One of the bargirls was from Perth, which explained why she sounded like a Kiwi. She was last seen leaping hysterically to ‘Folksinger Blues’.
We’re soon to take possession of the Canadian version of our new album ‘Inland Sea’, impeccably recorded out at Christian Pyle’s Lot 64 studios. If last night is anything to go by, they oughta sell by the truckload over here.
February road trip - NEWS
Last night in the capital we played the tiny Phoenix Bar with Hank Denfield, aka Den Hanrahan the singin’ shearer, not to be confused with Jeff Gibson the other singin’ shearer. Uncle Burnin’ Love and Sasquatch Elliott had opted, for family and finance reasons, to fly down and meet us in Melbourne on Friday, thus avoiding the onerous three day drive and potential vehicular mishaps such as have been known to occur on this dark and lonely stretch.
Hank hasn’t played with us in a coupla years but still managed to reach into the abyss and rip out a barrage of fine steel and gittar lines to prettify up such ballads, dirges, epics and emetics as we threw at him.
At halftime the Shake Your Money Maker crew of Adam Bell, Vanessa Barbay and Rob CanCan edificated us with some exquisite psychobilly, recalling phantom yores of that dusky reverb clang when it was all over the radio.
A small but lusty mob of onlookers drank pints, cheered and even danced in the miniscule recreation area front of stage and the Reverend Al Fisk’s mum was on hand to see her son’s fifth show with the band.
Today we drive south to Melbourne, just Jones and I. Into the inferno lands.

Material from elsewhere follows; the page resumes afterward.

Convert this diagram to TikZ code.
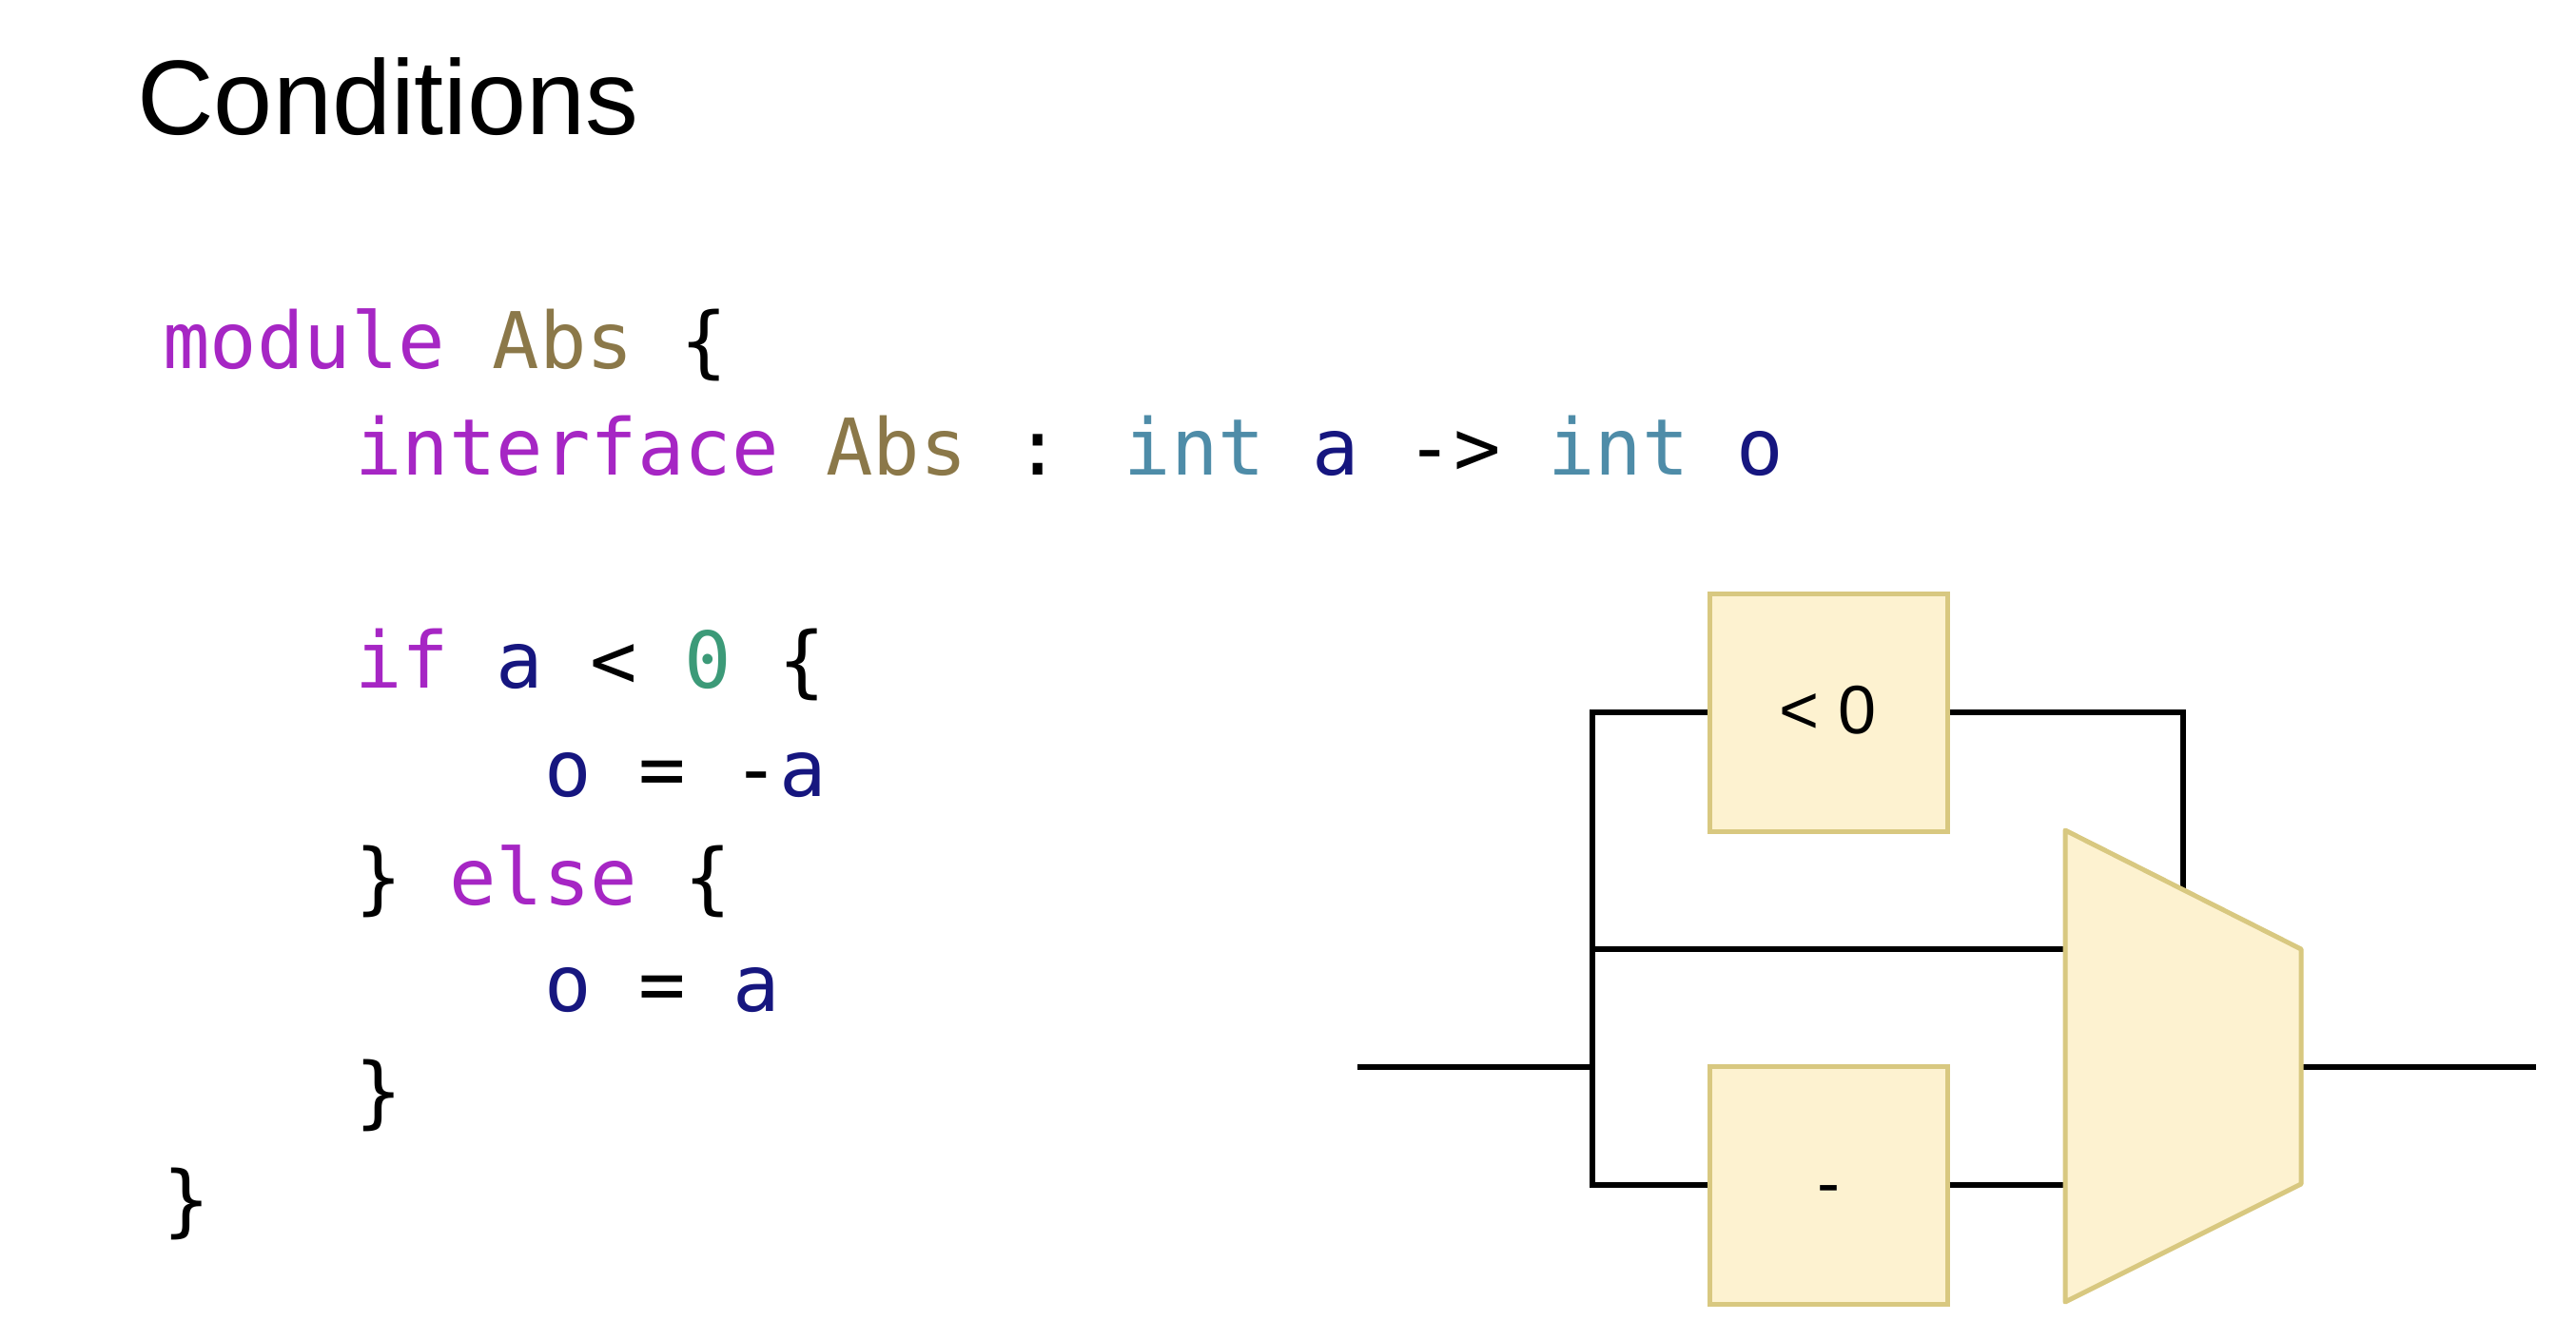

We probably won’t play the Phoenix Bar again. like many venues in this philistine country, it’s decided bands are making too much money off their backs, making punters slake thirsts at their expense or some who-how, and have cut the dividends they’re prepared to pay. That’s what kept us away from Tamworth this year, and that’s what will kill good original music in this country. Unless people are prepared to pay for what they want, you’ll just get the desperate and the covers of those who got through in the years before the crut and the gombeen took over for ever.